> Data:
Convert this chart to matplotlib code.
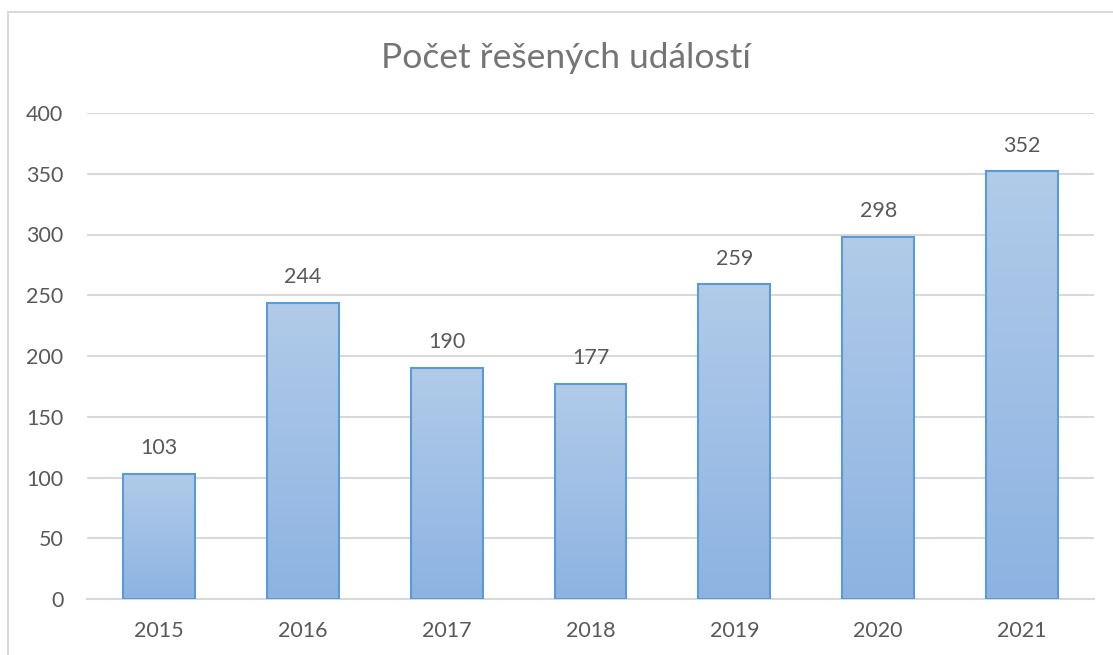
import matplotlib.pyplot as plt
import numpy as np
from matplotlib.patches import Rectangle
from matplotlib.colors import LinearSegmentedColormap

years = ['2015', '2016', '2017', '2018', '2019', '2020', '2021']
counts = [103, 244, 190, 177, 259, 298, 352]
title = 'Počet řešených událostí'

plt.rcParams['font.family'] = ['Lato', 'DejaVu Sans']

fig = plt.figure(figsize=(11.13, 6.55), dpi=100)
# chart frame
fig.patches.append(Rectangle((8 / 1113, -0.01), 1.2, 1 - 12 / 655 + 0.01,
                             transform=fig.transFigure, fill=False,
                             edgecolor='#d9d9d9', lw=1.5))
ax = fig.add_axes([87 / 1113, 1 - 599 / 655, (1094 - 87) / 1113, (599 - 113) / 655])

x = np.arange(len(years))
bars = ax.bar(x, counts, width=0.5, color='none', edgecolor='#5b9bd5', lw=1.5, zorder=3)

# vertical gradient inside each bar
grad = np.linspace(0, 1, 256).reshape(-1, 1)
cmap = LinearSegmentedColormap.from_list('g', ['#8db3e2', '#b1cbe9'])
for b in bars:
    x0, w, h = b.get_x(), b.get_width(), b.get_height()
    im = ax.imshow(grad, extent=[x0, x0 + w, 0, h], origin='lower', cmap=cmap,
                   aspect='auto', zorder=2)
    im.set_clip_path(b)

for xi, v in zip(x, counts):
    ax.text(xi, v + 13, str(v), ha='center', va='bottom', fontsize=15.5, color='#595959')

ax.set_xlim(-0.5, 6.5)
ax.set_ylim(0, 400)
ax.set_yticks(range(0, 401, 50))
ax.set_xticks(x)
ax.set_xticklabels(years)
ax.grid(axis='y', color='#d9d9d9', lw=1.5, zorder=0)
ax.tick_params(length=0, labelsize=15.5, labelcolor='#595959')
ax.tick_params(axis='y', pad=17)
ax.tick_params(axis='x', pad=16)
for s in ['top', 'right', 'left']:
    ax.spines[s].set_visible(False)
ax.spines['bottom'].set_color('#d9d9d9')
ax.spines['bottom'].set_linewidth(1.5)

fig.text(566 / 1113, 1 - 58 / 655, title, ha='center', va='center', fontsize=25.5, color='#757575')

fig.savefig('out.png', dpi=100)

> What needs to be done:
Restate, line by line and word for word, everything from the top of the material through the line that contains "from matplotlib.colors import". Leave pictures out.

> Answer to the problem:
Convert this chart to matplotlib code.
import matplotlib.pyplot as plt
import numpy as np
from matplotlib.patches import Rectangle
from matplotlib.colors import LinearSegmentedColormap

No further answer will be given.